Companies with more than 25 percent foreign ownership are excluded from the committee’s whitelist, leaving U.S. firms such as Intel and Microsoft in the cold. The move is seen by some as China’s response to U.S. hardline policies including the Department of Commerce’s Entity List, restricting transactions from countries whose interests in areas including human rights run counter to those of America.

The development “is likely to inflame tensions just as Presidents Joe Biden and Xi Jinping wrapped up their first face-to-face virtual summit,” Bloomberg notes, explaining Beijing now has “more leverage to replace foreign tech firms in sensitive sectors and quickens a push to help local champions achieve tech self-sufficiency and overcome sanctions first imposed by the Trump administration in fields like networking and chips.”

Chinese tech startups with substantial foreign funding will also face scrutiny, although the country’s two locally based cloud giants — Alibaba Group and Tencent Holdings — seem to have circumvented the rules by applying for ITAIWC membership via Chinese subsidiaries.

As the battle heats up, China’s government has already forced Amazon Web Services and Microsoft to set up cloud service joint ventures in order to operate on the mainland.

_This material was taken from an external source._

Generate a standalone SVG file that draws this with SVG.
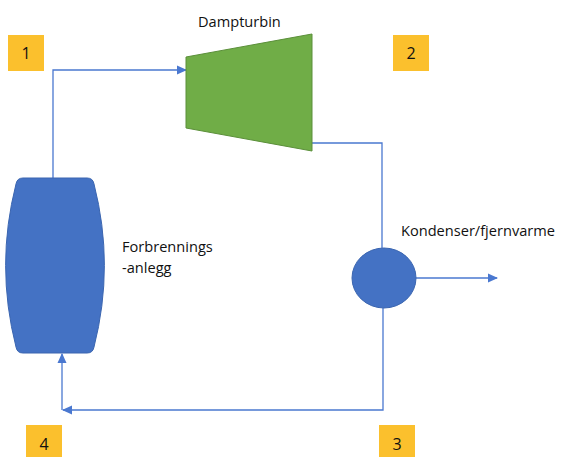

Likewise, Apple has surrendered user data storage business to a government-backed operator in Guizhou, Bloomberg writes. The Xinchuang seems intent on seeing critical data stored only inside the country.

Meanwhile, Huawei, which has seen its smartphone business decimated due to U.S. sanctions imposed by the Trump administration, plans to license handset designs to third parties as a means of obtaining critical components, according to a separate Bloomberg report that says China’s Postal and Telecommunications Appliances Co. (PTAC) is first in line and “already selling Huawei-branded Nova phones on its e-commerce site.”